REQUIREMENTS: Leave the pictures out and print every record below exactly as it stands.

INFORMATION PROVIDED:
══════════════════════════════

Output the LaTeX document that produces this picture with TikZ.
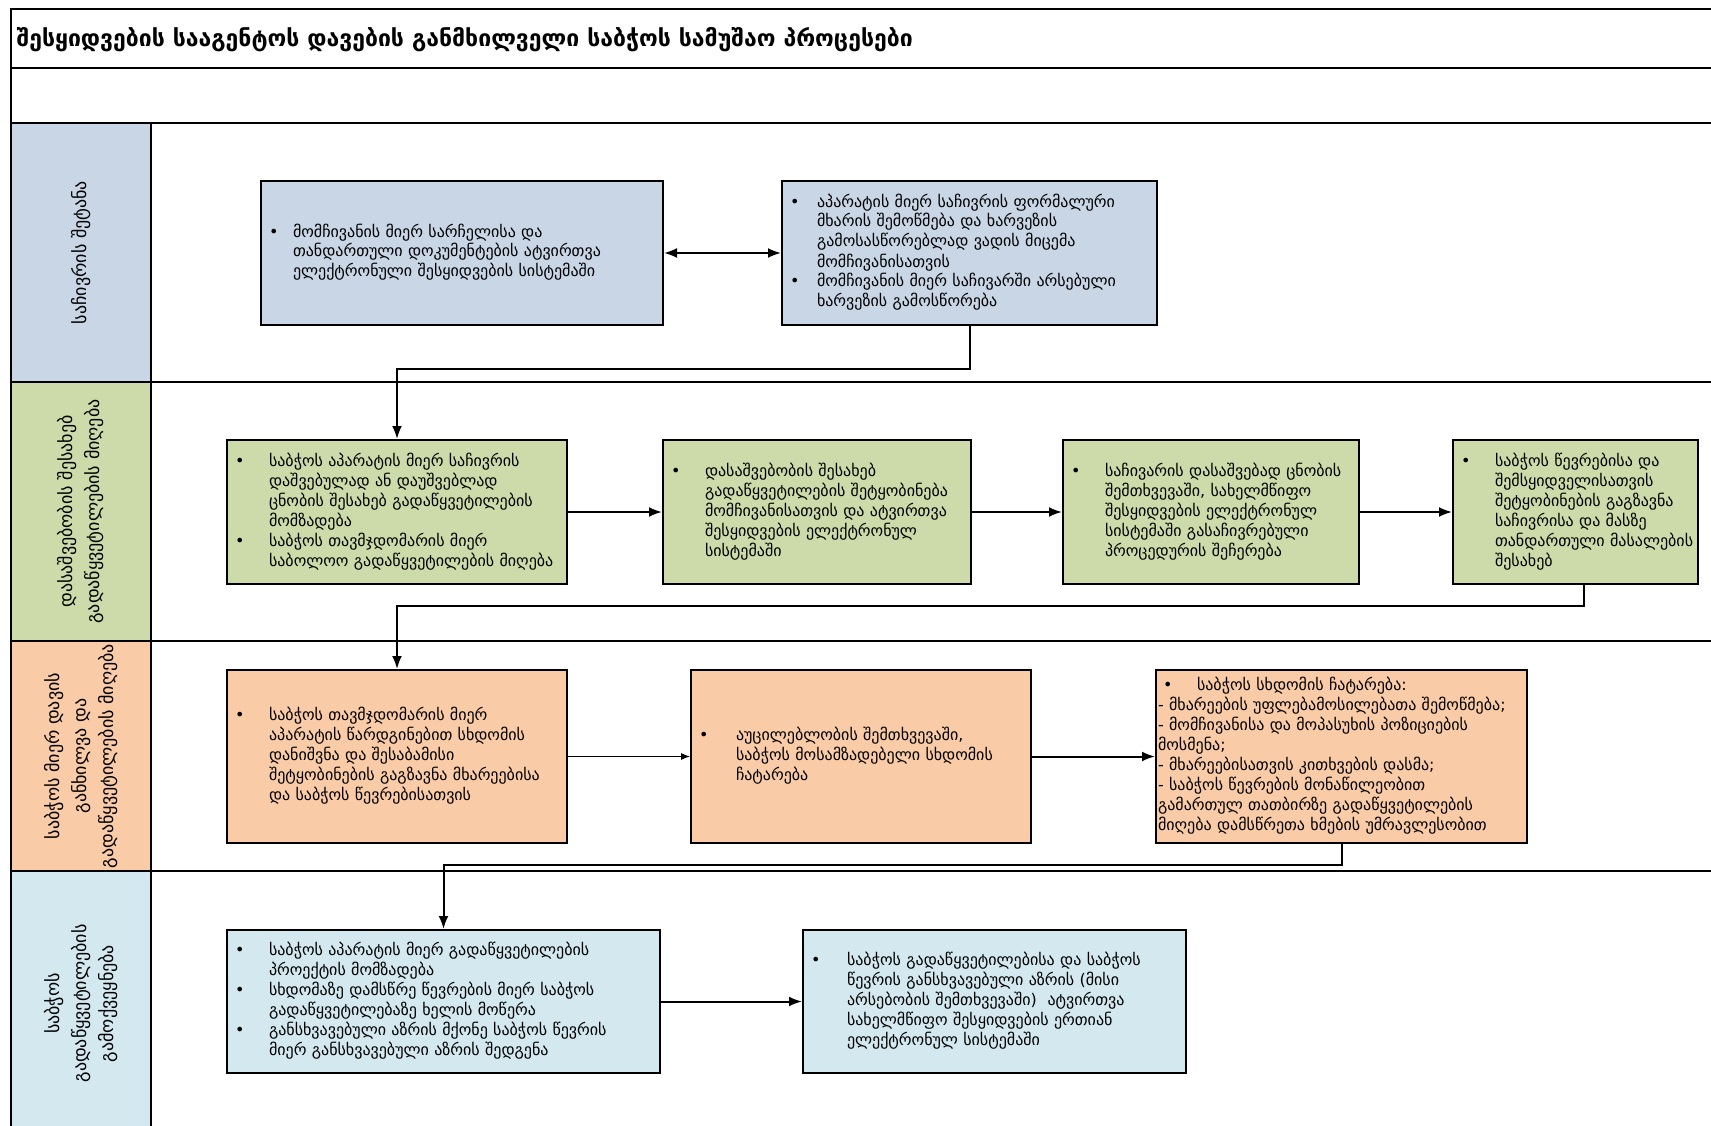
\documentclass[tikz,border=0pt]{standalone}
\usepackage{fontspec}
\setmainfont{DejaVu Sans}
\usetikzlibrary{arrows.meta}

\definecolor{laneblue}{HTML}{C9D6E6}
\definecolor{lanegreen}{HTML}{CCDBA9}
\definecolor{laneorange}{HTML}{F9CBA7}
\definecolor{lanecyan}{HTML}{D3E8EF}

\newenvironment{plist}[1][34pt]{\begin{tabular}{@{}p{#1}@{}l@{}}}{\end{tabular}}

\tikzset{
  procbox/.style={draw, line width=2pt, inner xsep=8pt, inner ysep=0pt, align=left,
    font=\fontsize{16}{20}\selectfont},
  lanecell/.style={draw, line width=2.5pt, rotate=90, minimum height=140pt, inner sep=0pt,
    align=center, font=\fontsize{18}{27}\selectfont},
  frame/.style={line width=2.5pt},
  flow/.style={->, line width=2pt},
}

\begin{document}
\begin{tikzpicture}[x=1pt, y=-1pt, >={Latex[length=13pt,width=10pt]}]
\useasboundingbox (0,0) rectangle (1711,1126);

\node[lanecell, fill=laneblue, minimum width=259pt] (l1) at (81,252.5) {საჩივრის შეტანა};
\node[lanecell, fill=lanegreen, minimum width=259pt] (l2) at (81,511.5)
  {დასაშვებობის შესახებ\\ გადაწყვეტილების მიღება};
\node[lanecell, fill=laneorange, minimum width=230pt] (l3) at (81,756)
  {საბჭოს მიერ დავის\\ განხილვა და\\ გადაწყვეტილების მიღება};
\node[lanecell, fill=lanecyan, minimum width=265pt] (l4) at (81,1003.5)
  {საბჭოს\\ გადაწყვეტილების\\ გამოქვეყნება};

\draw[frame] (11,1130) -- (11,9) -- (1715,9)
  (11,68) -- (1715,68) (11,123) -- (1715,123)
  (11,382) -- (1715,382) (11,641) -- (1715,641) (11,871) -- (1715,871);
\node[anchor=west, font=\fontsize{23}{27}\selectfont\bfseries] (title) at (13,40)
  {შესყიდვების სააგენტოს დავების განმხილველი საბჭოს სამუშაო პროცესები};

\node[procbox, fill=laneblue, text width=386pt, minimum height=144pt] (b1) at (462,253)
  {\begin{plist}[24pt]
   \textbullet & მომჩივანის მიერ სარჩელისა და\\
   & თანდართული დოკუმენტების ატვირთვა\\
   & ელექტრონული შესყიდვების სისტემაში
   \end{plist}};
\node[procbox, fill=laneblue, text width=359pt, minimum height=144pt] (b2) at (969.5,253)
  {\begin{plist}[27pt]
   \textbullet & აპარატის მიერ საჩივრის ფორმალური\\
   & მხარის შემოწმება და ხარვეზის\\
   & გამოსასწორებლად ვადის მიცემა\\
   & მომჩივანისათვის\\
   \textbullet & მომჩივანის მიერ საჩივარში არსებული\\
   & ხარვეზის გამოსწორება
   \end{plist}};

\node[procbox, fill=lanegreen, text width=324pt, minimum height=144pt] (b3) at (397,512)
  {\begin{plist}
   \textbullet & საბჭოს აპარატის მიერ საჩივრის\\
   & დაშვებულად ან დაუშვებლად\\
   & ცნობის შესახებ გადაწყვეტილების\\
   & მომზადება\\
   \textbullet & საბჭოს თავმჯდომარის მიერ\\
   & საბოლოო გადაწყვეტილების მიღება
   \end{plist}};
\node[procbox, fill=lanegreen, text width=292pt, minimum height=144pt] (b4) at (817,512)
  {\begin{plist}
   \textbullet & დასაშვებობის შესახებ\\
   & გადაწყვეტილების შეტყობინება\\
   & მომჩივანისათვის და ატვირთვა\\
   & შესყიდვების ელექტრონულ\\
   & სისტემაში
   \end{plist}};
\node[procbox, fill=lanegreen, text width=280pt, minimum height=144pt] (b5) at (1211,512)
  {\begin{plist}
   \textbullet & საჩივარის დასაშვებად ცნობის\\
   & შემთხვევაში, სახელმწიფო\\
   & შესყიდვების ელექტრონულ\\
   & სისტემაში გასაჩივრებული\\
   & პროცედურის შეჩერება
   \end{plist}};
\node[procbox, fill=lanegreen, text width=229pt, minimum height=144pt] (b6) at (1575.5,512)
  {\begin{plist}
   \textbullet & საბჭოს წევრებისა და\\
   & შემსყიდველისათვის\\
   & შეტყობინების გაგზავნა\\
   & საჩივრისა და მასზე\\
   & თანდართული მასალების\\
   & შესახებ
   \end{plist}};

\node[procbox, fill=laneorange, text width=324pt, minimum height=173pt] (b7) at (397,756.5)
  {\begin{plist}
   \textbullet & საბჭოს თავმჯდომარის მიერ\\
   & აპარატის წარდგინებით სხდომის\\
   & დანიშვნა და შესაბამისი\\
   & შეტყობინების გაგზავნა მხარეებისა\\
   & და საბჭოს წევრებისათვის
   \end{plist}};
\node[procbox, fill=laneorange, text width=324pt, minimum height=173pt] (b8) at (861,756.5)
  {\begin{plist}[37pt]
   \textbullet & აუცილებლობის შემთხვევაში,\\
   & საბჭოს მოსამზადებელი სხდომის\\
   & ჩატარება
   \end{plist}};
\node[procbox, fill=laneorange, inner xsep=2pt, text width=367pt, minimum height=173pt] (b9) at (1341.5,756.5)
  {\begin{tabular}{@{}l@{}}
   \hspace*{5pt}\makebox[34pt][l]{\textbullet}საბჭოს სხდომის ჩატარება:\\
   - მხარეების უფლებამოსილებათა შემოწმება;\\
   - მომჩივანისა და მოპასუხის პოზიციების\\
   მოსმენა;\\
   - მხარეებისათვის კითხვების დასმა;\\
   - საბჭოს წევრების მონაწილეობით\\
   გამართულ თათბირზე გადაწყვეტილების\\
   მიღება დამსწრეთა ხმების უმრავლესობით
   \end{tabular}};

\node[procbox, fill=lanecyan, text width=417pt, minimum height=143pt] (b10) at (443.5,1001.5)
  {\begin{plist}
   \textbullet & საბჭოს აპარატის მიერ გადაწყვეტილების\\
   & პროექტის მომზადება\\
   \textbullet & სხდომაზე დამსწრე წევრების მიერ საბჭოს\\
   & გადაწყვეტილებაზე ხელის მოწერა\\
   \textbullet & განსხვავებული აზრის მქონე საბჭოს წევრის\\
   & მიერ განსხვავებული აზრის შედგენა
   \end{plist}};
\node[procbox, fill=lanecyan, text width=367pt, minimum height=143pt] (b11) at (994.5,1001.5)
  {\begin{plist}[36pt]
   \textbullet & საბჭოს გადაწყვეტილებისა და საბჭოს\\
   & წევრის განსხვავებული აზრის (მისი\\
   & არსებობის შემთხვევაში)\ \ ატვირთვა\\
   & სახელმწიფო შესყიდვების ერთიან\\
   & ელექტრონულ სისტემაში
   \end{plist}};

\draw[flow, <->] (b1) -- (b2);
\draw[flow] (b2.south) -- ++(0,43) -| (b3.north);
\draw[flow] (b3) -- (b4);
\draw[flow] (b4) -- (b5);
\draw[flow] (b5) -- (b6);
\draw[flow] ([xshift=8pt]b6.south) -- ++(0,21) -| (b7.north);
\draw[-{Latex[length=9pt,width=7pt]}, line width=1pt] (b7) -- (b8);
\draw[flow] (b8) -- (b9);
\draw[flow] (b9.south) -- ++(0,21) -| (b10.north);
\draw[flow] (b10) -- (b11);
\end{tikzpicture}
\end{document}
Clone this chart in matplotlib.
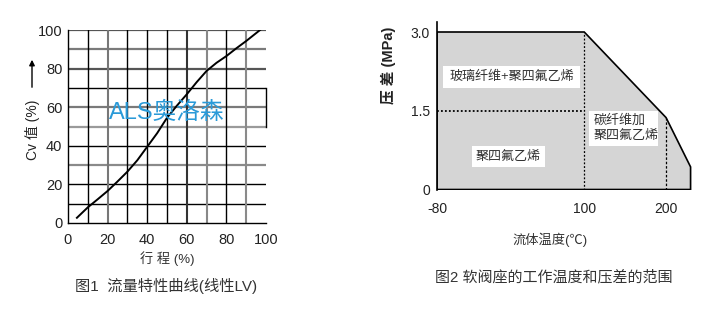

══════════════════════════════

OUTPUT OF THE EXERCISE:
Output the LaTeX document that produces this picture with TikZ.
\documentclass[tikz,border=0pt]{standalone}
\usepackage{fontspec}
\setmainfont{DejaVu Sans}
\usetikzlibrary{arrows.meta}

\definecolor{laneblue}{HTML}{C9D6E6}
\definecolor{lanegreen}{HTML}{CCDBA9}
\definecolor{laneorange}{HTML}{F9CBA7}
\definecolor{lanecyan}{HTML}{D3E8EF}

\newenvironment{plist}[1][34pt]{\begin{tabular}{@{}p{#1}@{}l@{}}}{\end{tabular}}

\tikzset{
  procbox/.style={draw, line width=2pt, inner xsep=8pt, inner ysep=0pt, align=left,
    font=\fontsize{16}{20}\selectfont},
  lanecell/.style={draw, line width=2.5pt, rotate=90, minimum height=140pt, inner sep=0pt,
    align=center, font=\fontsize{18}{27}\selectfont},
  frame/.style={line width=2.5pt},
  flow/.style={->, line width=2pt},
}

\begin{document}
\begin{tikzpicture}[x=1pt, y=-1pt, >={Latex[length=13pt,width=10pt]}]
\useasboundingbox (0,0) rectangle (1711,1126);

\node[lanecell, fill=laneblue, minimum width=259pt] (l1) at (81,252.5) {საჩივრის შეტანა};
\node[lanecell, fill=lanegreen, minimum width=259pt] (l2) at (81,511.5)
  {დასაშვებობის შესახებ\\ გადაწყვეტილების მიღება};
\node[lanecell, fill=laneorange, minimum width=230pt] (l3) at (81,756)
  {საბჭოს მიერ დავის\\ განხილვა და\\ გადაწყვეტილების მიღება};
\node[lanecell, fill=lanecyan, minimum width=265pt] (l4) at (81,1003.5)
  {საბჭოს\\ გადაწყვეტილების\\ გამოქვეყნება};

\draw[frame] (11,1130) -- (11,9) -- (1715,9)
  (11,68) -- (1715,68) (11,123) -- (1715,123)
  (11,382) -- (1715,382) (11,641) -- (1715,641) (11,871) -- (1715,871);
\node[anchor=west, font=\fontsize{23}{27}\selectfont\bfseries] (title) at (13,40)
  {შესყიდვების სააგენტოს დავების განმხილველი საბჭოს სამუშაო პროცესები};

\node[procbox, fill=laneblue, text width=386pt, minimum height=144pt] (b1) at (462,253)
  {\begin{plist}[24pt]
   \textbullet & მომჩივანის მიერ სარჩელისა და\\
   & თანდართული დოკუმენტების ატვირთვა\\
   & ელექტრონული შესყიდვების სისტემაში
   \end{plist}};
\node[procbox, fill=laneblue, text width=359pt, minimum height=144pt] (b2) at (969.5,253)
  {\begin{plist}[27pt]
   \textbullet & აპარატის მიერ საჩივრის ფორმალური\\
   & მხარის შემოწმება და ხარვეზის\\
   & გამოსასწორებლად ვადის მიცემა\\
   & მომჩივანისათვის\\
   \textbullet & მომჩივანის მიერ საჩივარში არსებული\\
   & ხარვეზის გამოსწორება
   \end{plist}};

\node[procbox, fill=lanegreen, text width=324pt, minimum height=144pt] (b3) at (397,512)
  {\begin{plist}
   \textbullet & საბჭოს აპარატის მიერ საჩივრის\\
   & დაშვებულად ან დაუშვებლად\\
   & ცნობის შესახებ გადაწყვეტილების\\
   & მომზადება\\
   \textbullet & საბჭოს თავმჯდომარის მიერ\\
   & საბოლოო გადაწყვეტილების მიღება
   \end{plist}};
\node[procbox, fill=lanegreen, text width=292pt, minimum height=144pt] (b4) at (817,512)
  {\begin{plist}
   \textbullet & დასაშვებობის შესახებ\\
   & გადაწყვეტილების შეტყობინება\\
   & მომჩივანისათვის და ატვირთვა\\
   & შესყიდვების ელექტრონულ\\
   & სისტემაში
   \end{plist}};
\node[procbox, fill=lanegreen, text width=280pt, minimum height=144pt] (b5) at (1211,512)
  {\begin{plist}
   \textbullet & საჩივარის დასაშვებად ცნობის\\
   & შემთხვევაში, სახელმწიფო\\
   & შესყიდვების ელექტრონულ\\
   & სისტემაში გასაჩივრებული\\
   & პროცედურის შეჩერება
   \end{plist}};
\node[procbox, fill=lanegreen, text width=229pt, minimum height=144pt] (b6) at (1575.5,512)
  {\begin{plist}
   \textbullet & საბჭოს წევრებისა და\\
   & შემსყიდველისათვის\\
   & შეტყობინების გაგზავნა\\
   & საჩივრისა და მასზე\\
   & თანდართული მასალების\\
   & შესახებ
   \end{plist}};

\node[procbox, fill=laneorange, text width=324pt, minimum height=173pt] (b7) at (397,756.5)
  {\begin{plist}
   \textbullet & საბჭოს თავმჯდომარის მიერ\\
   & აპარატის წარდგინებით სხდომის\\
   & დანიშვნა და შესაბამისი\\
   & შეტყობინების გაგზავნა მხარეებისა\\
   & და საბჭოს წევრებისათვის
   \end{plist}};
\node[procbox, fill=laneorange, text width=324pt, minimum height=173pt] (b8) at (861,756.5)
  {\begin{plist}[37pt]
   \textbullet & აუცილებლობის შემთხვევაში,\\
   & საბჭოს მოსამზადებელი სხდომის\\
   & ჩატარება
   \end{plist}};
\node[procbox, fill=laneorange, inner xsep=2pt, text width=367pt, minimum height=173pt] (b9) at (1341.5,756.5)
  {\begin{tabular}{@{}l@{}}
   \hspace*{5pt}\makebox[34pt][l]{\textbullet}საბჭოს სხდომის ჩატარება:\\
   - მხარეების უფლებამოსილებათა შემოწმება;\\
   - მომჩივანისა და მოპასუხის პოზიციების\\
   მოსმენა;\\
   - მხარეებისათვის კითხვების დასმა;\\
   - საბჭოს წევრების მონაწილეობით\\
   გამართულ თათბირზე გადაწყვეტილების\\
   მიღება დამსწრეთა ხმების უმრავლესობით
   \end{tabular}};

\node[procbox, fill=lanecyan, text width=417pt, minimum height=143pt] (b10) at (443.5,1001.5)
  {\begin{plist}
   \textbullet & საბჭოს აპარატის მიერ გადაწყვეტილების\\
   & პროექტის მომზადება\\
   \textbullet & სხდომაზე დამსწრე წევრების მიერ საბჭოს\\
   & გადაწყვეტილებაზე ხელის მოწერა\\
   \textbullet & განსხვავებული აზრის მქონე საბჭოს წევრის\\
   & მიერ განსხვავებული აზრის შედგენა
   \end{plist}};
\node[procbox, fill=lanecyan, text width=367pt, minimum height=143pt] (b11) at (994.5,1001.5)
  {\begin{plist}[36pt]
   \textbullet & საბჭოს გადაწყვეტილებისა და საბჭოს\\
   & წევრის განსხვავებული აზრის (მისი\\
   & არსებობის შემთხვევაში)\ \ ატვირთვა\\
   & სახელმწიფო შესყიდვების ერთიან\\
   & ელექტრონულ სისტემაში
   \end{plist}};

\draw[flow, <->] (b1) -- (b2);
\draw[flow] (b2.south) -- ++(0,43) -| (b3.north);
\draw[flow] (b3) -- (b4);
\draw[flow] (b4) -- (b5);
\draw[flow] (b5) -- (b6);
\draw[flow] ([xshift=8pt]b6.south) -- ++(0,21) -| (b7.north);
\draw[-{Latex[length=9pt,width=7pt]}, line width=1pt] (b7) -- (b8);
\draw[flow] (b8) -- (b9);
\draw[flow] (b9.south) -- ++(0,21) -| (b10.north);
\draw[flow] (b10) -- (b11);
\end{tikzpicture}
\end{document}
Clone this chart in matplotlib.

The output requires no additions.